Friday, November 15, 2013

High-school student Ethan Young on the Common Core



Ethan Young, a senior at Farragut High School in Knoxville, Tennessee, speaks to his local school board about the Common Core. An excerpt:

The task of learning is never quantifiable. If everything I learned in high school is a measurable objective, I haven’t learned anything. I’d like to repeat that. If everything I learned in high school is a measurable objective, I have not learned anything. Creativity, appreciation, inquisitiveness: these are impossible to scale. But they’re the purpose of education, why our teachers teach, why I choose to learn.
That Young is now the toast of the right-wing Internets is of no concern to me: his perspective here is one that I agree with.
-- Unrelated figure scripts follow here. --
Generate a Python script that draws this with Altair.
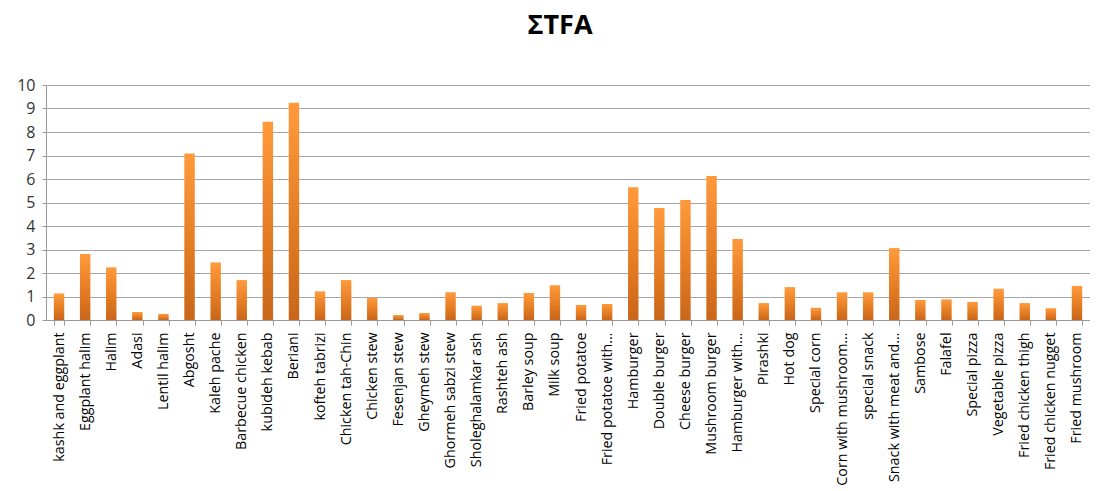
import altair as alt
import pandas as pd

categories = [
    "kashk and eggplant", "Eggplant halim", "Halim", "Adasi", "Lentil halim",
    "Abgosht", "Kaleh pache", "Barbecue chicken", "kubideh kebab", "Beriani",
    "kofteh tabrizi", "Chicken tah-Chin", "Chicken stew", "Fesenjan stew",
    "Gheymeh stew", "Ghormeh sabzi stew", "Sholeghalamkar ash", "Rashteh ash",
    "Barley soup", "Milk soup", "Fried potatoe", "Fried potatoe with…",
    "Hamburger", "Double burger", "Cheese burger", "Mushroom burger",
    "Hamburger with…", "Pirashki", "Hot dog", "Special corn",
    "Corn with mushroom…", "special snack", "Snack with meat and…", "Sambose",
    "Falafel", "Special pizza", "Vegetable pizza", "Fried chicken thigh",
    "Fried chicken nugget", "Fried mushroom",
]
values = [
    1.13, 2.81, 2.24, 0.34, 0.26,
    7.09, 2.45, 1.70, 8.44, 9.25,
    1.22, 1.70, 0.94, 0.21,
    0.30, 1.18, 0.61, 0.72,
    1.15, 1.48, 0.64, 0.68,
    5.65, 4.77, 5.11, 6.13,
    3.45, 0.72, 1.40, 0.52,
    1.18, 1.18, 3.06, 0.85,
    0.88, 0.77, 1.33, 0.72,
    0.50, 1.45,
]

df = pd.DataFrame({"food": categories, "tfa": values})

FONT = "Open Sans"

gradient = alt.Gradient(
    gradient="linear",
    stops=[
        alt.GradientStop(color="#FF9A3C", offset=0),
        alt.GradientStop(color="#E27A22", offset=0.6),
        alt.GradientStop(color="#C9661A", offset=1),
    ],
    x1=0, x2=0, y1=0, y2=1,
)

chart = (
    alt.Chart(df)
    .mark_bar(color=gradient)
    .encode(
        x=alt.X(
            "food:N",
            sort=categories,
            title=None,
            scale=alt.Scale(paddingInner=0.6, paddingOuter=0.3),
            axis=alt.Axis(
                labelAngle=-90,
                labelFont=FONT,
                labelFontSize=14.3,
                labelColor="#000000",
                labelPadding=7,
                labelLimit=200,
                tickBand="extent",
                tickSize=5,
                tickColor="#999999",
                domainColor="#999999",
                grid=False,
            ),
        ),
        y=alt.Y(
            "tfa:Q",
            title=None,
            scale=alt.Scale(domain=[0, 10], nice=False),
            axis=alt.Axis(
                values=list(range(0, 11)),
                labelFont=FONT,
                labelFontSize=16,
                labelColor="#333333",
                labelPadding=7,
                tickSize=4,
                tickColor="#999999",
                domainColor="#999999",
                gridColor="#a6a6a6",
                gridWidth=1,
            ),
        ),
    )
    .properties(
        width=1044,
        height=235,
        title=alt.TitleParams(
            "ΣTFA",
            font=FONT,
            fontSize=27,
            fontWeight="bold",
            color="#000000",
            anchor="middle",
            offset=37,
            dx=-8,
        ),
        autosize=alt.AutoSizeParams(type="none"),
        padding={"left": 38, "top": 77, "right": 0, "bottom": 170},
    )
    .configure_view(stroke=None)
)

chart.save("out.html", embed_options={"renderer": "svg", "actions": False})
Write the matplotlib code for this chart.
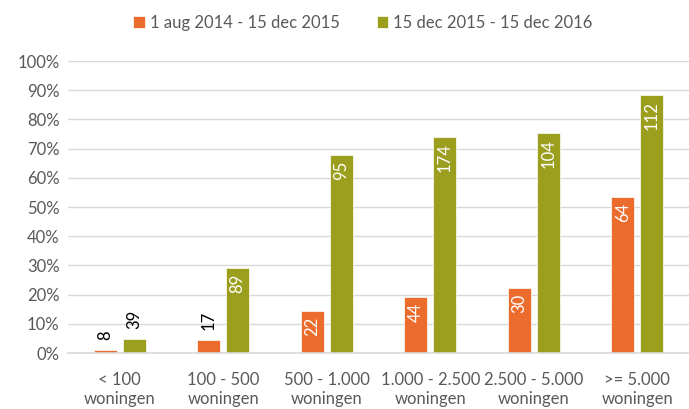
import matplotlib.pyplot as plt
import numpy as np
from matplotlib.ticker import PercentFormatter

plt.rcParams['font.family'] = ['Lato', 'DejaVu Sans']

categories = ['< 100\nwoningen', '100 - 500\nwoningen', '500 - 1.000\nwoningen',
              '1.000 - 2.500\nwoningen', '2.500 - 5.000\nwoningen', '>= 5.000\nwoningen']
series_names = ['1 aug 2014 - 15 dec 2015', '15 dec 2015 - 15 dec 2016']
pct_2015 = [1.0, 4.5, 14.5, 19.2, 22.3, 53.4]
pct_2016 = [4.8, 29.1, 67.8, 74.0, 75.3, 88.4]
counts_2015 = [8, 17, 22, 44, 30, 64]
counts_2016 = [39, 89, 95, 174, 104, 112]

orange = '#EB6C2C'
green = '#9C9F1E'
text_col = '#595959'

fig = plt.figure(figsize=(6.89, 4.09), dpi=100)
ax = fig.add_axes([68 / 689, 56 / 409, 621 / 689, 292 / 409])

x = np.arange(len(categories))
w = 0.225
off = 0.14
b1 = ax.bar(x - off, pct_2015, w, color=orange, edgecolor='white', linewidth=0.5, label=series_names[0])
b2 = ax.bar(x + off, pct_2016, w, color=green, edgecolor='white', linewidth=0.5, label=series_names[1])

for bars, counts in [(b1, counts_2015), (b2, counts_2016)]:
    for bar, c in zip(bars, counts):
        h = bar.get_height()
        cx = bar.get_x() + bar.get_width() / 2
        if h < 10:
            ax.text(cx, h + 3.5, str(c), rotation=90, ha='center', va='bottom',
                    fontsize=12, color='black')
        else:
            ax.text(cx, h - 2, str(c), rotation=90, ha='center', va='top',
                    fontsize=12, color='white')

ax.set_xlim(-0.5, 5.5)
ax.set_ylim(0, 100)
ax.set_yticks(np.arange(0, 101, 10))
ax.yaxis.set_major_formatter(PercentFormatter(decimals=0))
ax.set_xticks(x)
ax.set_xticklabels(categories)
ax.grid(axis='y', color='#D9D9D9', linewidth=1)
ax.set_axisbelow(True)
for s in ['top', 'right', 'left']:
    ax.spines[s].set_visible(False)
ax.spines['bottom'].set_color('#D9D9D9')
ax.spines['bottom'].set_linewidth(1.2)
ax.tick_params(axis='both', length=0, labelsize=12, colors=text_col, pad=6)
ax.tick_params(axis='x', pad=14)

fig.legend(loc='upper center', bbox_to_anchor=(0.527, 1.0), ncol=2, frameon=False,
           fontsize=12, labelcolor=text_col, handlelength=0.7, handleheight=0.7,
           handletextpad=0.3, columnspacing=2.2)

fig.savefig('out.png', dpi=100)
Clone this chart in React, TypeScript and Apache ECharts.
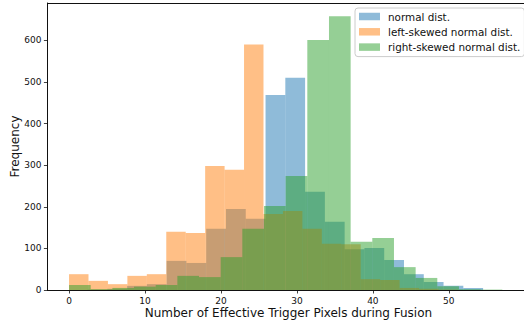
import React, { useEffect, useRef } from "react";
import * as echarts from "echarts";

// Histogram data (20 bins per distribution)
const seriesNames = ["normal dist.", "left-skewed normal dist.", "right-skewed normal dist."];

const normalStart = 2.435;
const normalWidth = 2.604;
const normalCounts = [1, 3, 10, 14, 70, 65, 147, 195, 171, 469, 510, 236, 164, 98, 101, 72, 38, 19, 10, 5];

const leftStart = 0;
const leftWidth = 2.56;
const leftCounts = [38, 22, 14, 34, 38, 140, 137, 298, 289, 590, 183, 190, 147, 111, 110, 26, 24, 5, 3, 1];

const rightStart = 0;
const rightWidth = 2.852;
const rightCounts = [12, 2, 5, 8, 12, 34, 31, 79, 147, 202, 274, 601, 658, 116, 125, 55, 29, 9, 2, 1];

const xTicks = [0, 10, 20, 30, 40, 50];
const yTicks = [0, 100, 200, 300, 400, 500, 600];

const colors = ["rgba(31,119,180,0.5)", "rgba(255,127,14,0.5)", "rgba(44,160,44,0.5)"];

const FONT = "DejaVu Sans";

function toBins(start: number, width: number, counts: number[]) {
  return counts.map((c, i) => [start + i * width, start + (i + 1) * width, c]);
}

export default function App() {
  const ref = useRef<HTMLDivElement>(null);

  useEffect(() => {
    if (!ref.current) return;
    const chart = echarts.init(ref.current, undefined, { renderer: "svg" });

    const hists = [
      toBins(normalStart, normalWidth, normalCounts),
      toBins(leftStart, leftWidth, leftCounts),
      toBins(rightStart, rightWidth, rightCounts),
    ];

    const renderItem = (params: any, api: any) => {
      const x0 = api.value(0);
      const x1 = api.value(1);
      const c = api.value(2);
      const p0 = api.coord([x0, c]);
      const p1 = api.coord([x1, 0]);
      return {
        type: "rect",
        shape: { x: p0[0], y: p0[1], width: p1[0] - p0[0], height: p1[1] - p0[1] },
        style: { fill: api.visual("color") },
      };
    };

    const xMin = -2.85;
    const xMax = 59.9;

    chart.setOption({
      animation: false,
      grid: { left: 47.4, top: 3, right: -5.3, bottom: 33, containLabel: false },
      xAxis: [
        {
          type: "value",
          min: xMin,
          max: xMax,
          splitLine: { show: false },
          axisLine: { show: true, onZero: false, lineStyle: { color: "#111", width: 1 } },
          axisTick: { show: true, length: 3.5, lineStyle: { color: "#111", width: 0.8 }, customValues: xTicks },
          axisLabel: {
            show: true,
            margin: 6,
            fontSize: 9,
            fontFamily: FONT,
            color: "#111",
            customValues: xTicks,
          },
        },
        {
          type: "value",
          position: "top",
          min: xMin,
          max: xMax,
          splitLine: { show: false },
          axisLine: { show: true, onZero: false, lineStyle: { color: "#111", width: 1 } },
          axisTick: { show: false },
          axisLabel: { show: false },
        },
      ],
      yAxis: {
        type: "value",
        min: 0,
        max: 690,
        splitLine: { show: false },
        axisLine: { show: true, onZero: false, lineStyle: { color: "#111", width: 1 } },
        axisTick: { show: true, length: 3.5, lineStyle: { color: "#111", width: 0.8 }, customValues: yTicks },
        axisLabel: {
          show: true,
          margin: 6,
          fontSize: 9,
          fontFamily: FONT,
          color: "#111",
          customValues: yTicks,
        },
      },
      legend: {
        orient: "vertical",
        left: 355,
        top: 8,
        data: seriesNames,
        icon: "rect",
        itemWidth: 21,
        itemHeight: 7.5,
        itemGap: 3.3,
        backgroundColor: "rgba(255,255,255,0.8)",
        borderColor: "#cccccc",
        borderWidth: 1,
        borderRadius: 3,
        padding: [2.5, 4, 3.5, 4],
        textStyle: { fontSize: 10.4, fontFamily: FONT, color: "#111", lineHeight: 12, padding: [0, 0, 0, 3] },
      },
      graphic: [
        {
          type: "text",
          x: 15,
          y: 146.5,
          rotation: Math.PI / 2,
          style: {
            text: "Frequency",
            fontSize: 12,
            fontFamily: FONT,
            fill: "#111",
            align: "center",
            verticalAlign: "middle",
          },
        },
        {
          type: "text",
          x: 288.4,
          y: 312.5,
          style: {
            text: "Number of Effective Trigger Pixels during Fusion",
            fontSize: 12,
            fontFamily: FONT,
            fill: "#111",
            align: "center",
            verticalAlign: "middle",
          },
        },
      ],
      series: hists.map((data, i) => ({
        type: "custom",
        name: seriesNames[i],
        xAxisIndex: 0,
        yAxisIndex: 0,
        itemStyle: { color: colors[i] },
        encode: { x: [0, 1], y: 2 },
        renderItem,
        data,
      })),
    });

    return () => chart.dispose();
  }, []);

  return (
    <div
      ref={ref}
      style={{ position: "absolute", left: 0, top: 0, width: 524, height: 323 }}
    />
  );
}
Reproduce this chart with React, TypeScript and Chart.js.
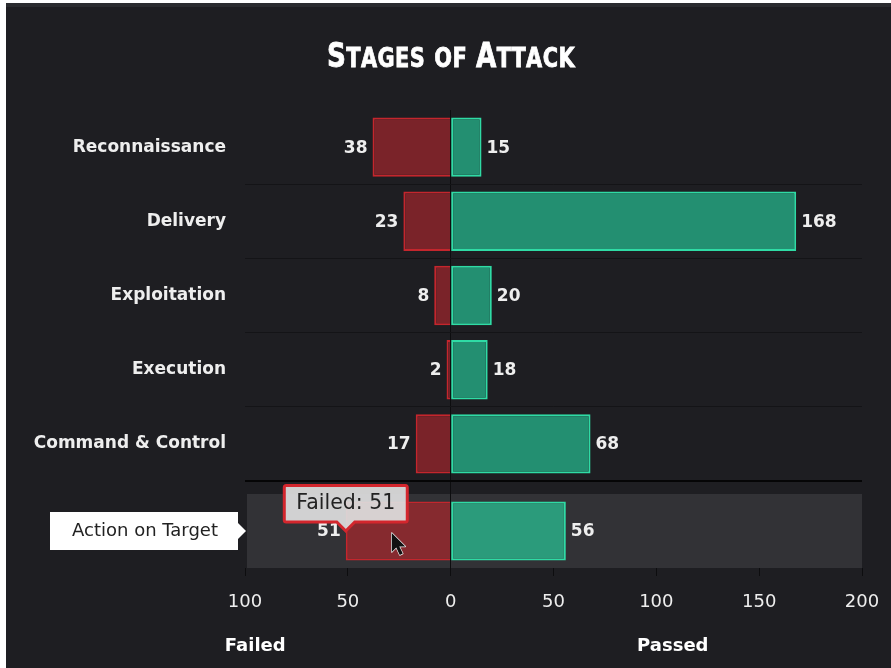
import React, { useEffect, useRef } from 'react';
import { Chart, registerables, Tooltip } from 'chart.js';

Chart.register(...registerables);

const categories = ['Reconnaissance', 'Delivery', 'Exploitation', 'Execution', 'Command & Control', 'Action on Target'];
const failedValues = [38, 23, 8, 2, 17, 51];
const passedValues = [15, 168, 20, 18, 68, 56];
const xTickValues = [-100, -50, 0, 50, 100, 150, 200];
const chartTitle = 'Stages of Attack';
const sideTitles = ['Failed', 'Passed'];
const highlightedIndex = 5;

const FONT = "'DejaVu Sans', Verdana, sans-serif";

(Tooltip as any).positioners.barEnd = function (elements: any[]) {
  if (!elements.length) return false;
  const el = elements[0].element;
  return { x: el.x, y: el.y };
};

export default function App() {
  const ref = useRef<HTMLCanvasElement>(null);

  useEffect(() => {
    const canvas = ref.current!;
    const mainCats = categories.slice(0, highlightedIndex);
    const hiCats = categories.slice(highlightedIndex);

    const decorPlugin = {
      id: 'decor',
      beforeDraw(chart: any) {
        const { ctx, chartArea, scales } = chart;
        const y2 = scales.y2;
        const cy = y2.getPixelForValue(0);
        ctx.save();
        ctx.fillStyle = '#323236';
        ctx.fillRect(chartArea.left + 2, y2.top, chartArea.right - chartArea.left - 2, y2.bottom - y2.top);
        ctx.fillStyle = '#ffffff';
        const right = chartArea.left - 7;
        const left = right - 188;
        const h = 38;
        ctx.beginPath();
        ctx.moveTo(left, cy - h / 2);
        ctx.lineTo(right, cy - h / 2);
        ctx.lineTo(right, cy - 8);
        ctx.lineTo(chartArea.left + 1, cy);
        ctx.lineTo(right, cy + 8);
        ctx.lineTo(right, cy + h / 2);
        ctx.lineTo(left, cy + h / 2);
        ctx.closePath();
        ctx.fill();
        ctx.restore();
      },
      afterDatasetsDraw(chart: any) {
        const { ctx } = chart;
        ctx.save();
        ctx.font = `bold 17px ${FONT}`;
        ctx.fillStyle = '#eeeeee';
        ctx.textBaseline = 'middle';
        [0, 2].forEach((d) => {
          const offset = d === 0 ? 0 : highlightedIndex;
          chart.getDatasetMeta(d).data.forEach((el: any, i: number) => {
            ctx.textAlign = 'right';
            ctx.fillText(String(failedValues[i + offset]), el.x - 5, el.y + 1);
          });
        });
        [1, 3].forEach((d) => {
          const offset = d === 1 ? 0 : highlightedIndex;
          chart.getDatasetMeta(d).data.forEach((el: any, i: number) => {
            ctx.textAlign = 'left';
            ctx.fillText(String(passedValues[i + offset]), el.x + 5, el.y + 1);
          });
        });
        ctx.restore();
      },
      afterDraw(chart: any) {
        const { ctx, scales } = chart;
        ctx.save();
        const big = 34;
        const small = 27;
        const fam = "'DejaVu Sans Condensed', 'DejaVu Sans', sans-serif";
        const parts = chartTitle.split('').map((ch) => {
          const isBig = ch !== ' ' && ch === ch.toUpperCase();
          return { ch: ch.toUpperCase(), size: isBig ? big : small };
        });
        let total = 0;
        const widths = parts.map((p) => {
          ctx.font = `bold ${p.size}px ${fam}`;
          const w = ctx.measureText(p.ch).width + (p.ch === ' ' ? 2 : 0.5);
          total += w;
          return w;
        });
        const targetW = 248;
        const sx = targetW / total;
        const cx = 445;
        const baseY = 64;
        ctx.translate(cx - targetW / 2, baseY);
        ctx.scale(sx, 1);
        ctx.fillStyle = '#ffffff';
        ctx.strokeStyle = '#ffffff';
        ctx.lineWidth = 0.8;
        ctx.textBaseline = 'alphabetic';
        ctx.textAlign = 'left';
        let x = 0;
        parts.forEach((p, i) => {
          ctx.font = `bold ${p.size}px ${fam}`;
          ctx.fillText(p.ch, x, 0);
          ctx.strokeText(p.ch, x, 0);
          x += widths[i];
        });
        ctx.restore();

        ctx.save();
        ctx.font = `bold 18px ${FONT}`;
        ctx.fillStyle = '#ffffff';
        ctx.textAlign = 'center';
        ctx.textBaseline = 'middle';
        const xs = scales.x;
        ctx.fillText(sideTitles[0], xs.getPixelForValue(-95), 643);
        ctx.fillText(sideTitles[1], xs.getPixelForValue(108), 643);
        ctx.restore();

        // mouse pointer over the hovered bar
        const hovered = chart.getDatasetMeta(2).data[0];
        if (hovered) {
          const px = hovered.x + 46;
          const py = hovered.y + 2;
          ctx.save();
          ctx.translate(px, py);
          ctx.beginPath();
          ctx.moveTo(0, 0);
          ctx.lineTo(0, 19);
          ctx.lineTo(4.5, 14.5);
          ctx.lineTo(8, 22);
          ctx.lineTo(11, 20.5);
          ctx.lineTo(7.5, 13.5);
          ctx.lineTo(13.5, 13.5);
          ctx.closePath();
          ctx.fillStyle = '#111111';
          ctx.strokeStyle = '#f0f0f0';
          ctx.lineWidth = 1.4;
          ctx.lineJoin = 'round';
          ctx.stroke();
          ctx.fill();
          ctx.restore();
        }
      },
    };

    const failColor = '#7a2329';
    const failHi = '#862a2f';
    const passColor = '#238f71';
    const passHi = '#2b9b7b';
    const barCommon = {
      borderWidth: 2,
      barPercentage: 0.8,
      categoryPercentage: 1,
      grouped: false,
    };

    const yCommon = {
      type: 'category',
      stacked: true,
      stack: 'rows',
      position: 'left',
      afterFit: (s: any) => {
        s.width = 239;
      },
      border: { display: false },
    };

    const chart = new Chart(canvas, {
      type: 'bar',
      data: {
        datasets: [
          {
            ...barCommon,
            label: 'Failed',
            yAxisID: 'y',
            data: failedValues.slice(0, highlightedIndex).map((v) => -v),
            backgroundColor: failColor,
            borderColor: '#c4262d',
            borderSkipped: 'start',
          },
          {
            ...barCommon,
            label: 'Passed',
            yAxisID: 'y',
            data: passedValues.slice(0, highlightedIndex),
            backgroundColor: passColor,
            borderColor: '#2fdba5',
            borderSkipped: false,
          },
          {
            ...barCommon,
            label: 'Failed',
            yAxisID: 'y2',
            data: failedValues.slice(highlightedIndex).map((v) => -v),
            backgroundColor: failHi,
            borderColor: '#c4262d',
            borderSkipped: 'start',
          },
          {
            ...barCommon,
            label: 'Passed',
            yAxisID: 'y2',
            data: passedValues.slice(highlightedIndex),
            backgroundColor: passHi,
            borderColor: '#2fdba5',
            borderSkipped: false,
          },
        ],
      },
      options: {
        indexAxis: 'y',
        responsive: false,
        animation: false,
        events: [],
        layout: { padding: { top: 107, right: 29, left: 0, bottom: 0 } },
        plugins: {
          legend: { display: false },
          title: { display: false },
          tooltip: {
            enabled: true,
            position: 'barEnd' as any,
            backgroundColor: 'rgba(222,222,222,0.93)',
            borderColor: '#d3262d',
            borderWidth: 3,
            bodyColor: '#222222',
            bodyFont: { family: FONT, size: 20.5 },
            padding: { x: 12, y: 6 },
            cornerRadius: 2,
            caretSize: 9,
            caretPadding: 0,
            displayColors: false,
            xAlign: 'center',
            yAlign: 'bottom',
            callbacks: {
              title: () => '',
              label: (c: any) => `${c.dataset.label}: ${Math.abs(c.raw)}`,
            },
          },
        },
        scales: {
          x: {
            stacked: true,
            min: -100,
            max: 200,
            afterBuildTicks: (s: any) => {
              s.ticks = xTickValues.map((v) => ({ value: v }));
            },
            afterFit: (s: any) => {
              s.height = 100;
              s.paddingLeft = 0;
              s.paddingRight = 0;
            },
            border: { display: false },
            grid: {
              color: (c: any) => (c.tick && c.tick.value === 0 ? '#0d0d0f' : 'rgba(0,0,0,0)'),
              tickColor: '#0d0d0f',
              tickLength: 8,
              drawTicks: true,
            },
            ticks: {
              color: '#eeeeee',
              font: { family: FONT, size: 18 },
              padding: 16,
              maxRotation: 0,
              callback: (v: any) => String(Math.abs(Number(v))),
            },
          },
          y: {
            ...yCommon,
            labels: mainCats,
            weight: 3,
            stackWeight: 371,
            grid: {
              drawTicks: false,
              color: (c: any) => {
                if (c.index === 0) return 'rgba(0,0,0,0)';
                if (c.index === undefined) return '#050506';
                return '#141417';
              },
              lineWidth: (c: any) => (c.index === undefined ? 2 : 1),
            },
            ticks: {
              padding: 19,
              color: '#eeeeee',
              font: { family: FONT, size: 17, weight: 'bold' },
            },
          },
          yGap: {
            ...yCommon,
            labels: [''],
            weight: 2,
            stackWeight: 13,
            grid: { display: false },
            ticks: { display: false },
          },
          y2: {
            ...yCommon,
            labels: hiCats,
            weight: 1,
            stackWeight: 74,
            grid: { display: false },
            ticks: {
              padding: 19,
              color: '#222222',
              font: { family: FONT, size: 18, weight: 'normal' },
            },
          },
        },
      },
      plugins: [decorPlugin],
    } as any);

    chart.tooltip?.setActiveElements([{ datasetIndex: 2, index: 0 }], { x: 0, y: 0 });
    chart.update();

    return () => chart.destroy();
  }, []);

  return (
    <div style={{ position: 'fixed', left: 0, top: 0, width: 891, height: 668, background: '#ffffff' }}>
      <div style={{ position: 'absolute', left: 6, top: 3, width: 885, height: 665, background: '#1e1e22' }}>
        <canvas ref={ref} width={885} height={665} style={{ display: 'block', width: 885, height: 665 }} />
        <div style={{ position: 'absolute', left: 0, top: 0, width: 885, height: 4, background: '#2a2b2f' }} />
      </div>
    </div>
  );
}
I find the Obama adminstration’s efforts in education a great disappointment.

Related posts
Arne Duncan on Colbert
”Warnings from the Trenches”

comments: 2

alyRO said...

Great point of view! And while I do agree that children today are missing out on the freedom to be creative in the classrooms, I also believe that there HAS to be SOME form of standardized testing for schools. No, the emphasis should not be placed on the testing, but how do we know if our children are learning? I spent years in the gifted program, flying under the rader, doing "high level creative thinking" and yet I couldn't even write a decent essay, couldn't tell you what a subject and predicate was, and I wouldn't be surprised if any of my peers couldn't do basic algebra. So cheers to the creative thinkers...but what about the students who can't read past a third grade level? How can we identify the "problematic areas" if we're so "up in arms" over testing and standards? Truth is, the real world is made up of standards. You can't get into college without meeting the criteria (aka standard). You can't get certain jobs without meeting the requirements (aka standards). The real world is REAL and we need to prepare our children for it :)

Michael Leddy said...

Believe me, I know that. As I tell my students, the world beyond college is likely to be far less forgiving than any instructor. And I agree with you that the work of reading and writing instruction often leaves a lot to be desired. I think though that there are many ways to evaluate learning that are better than standardized tests.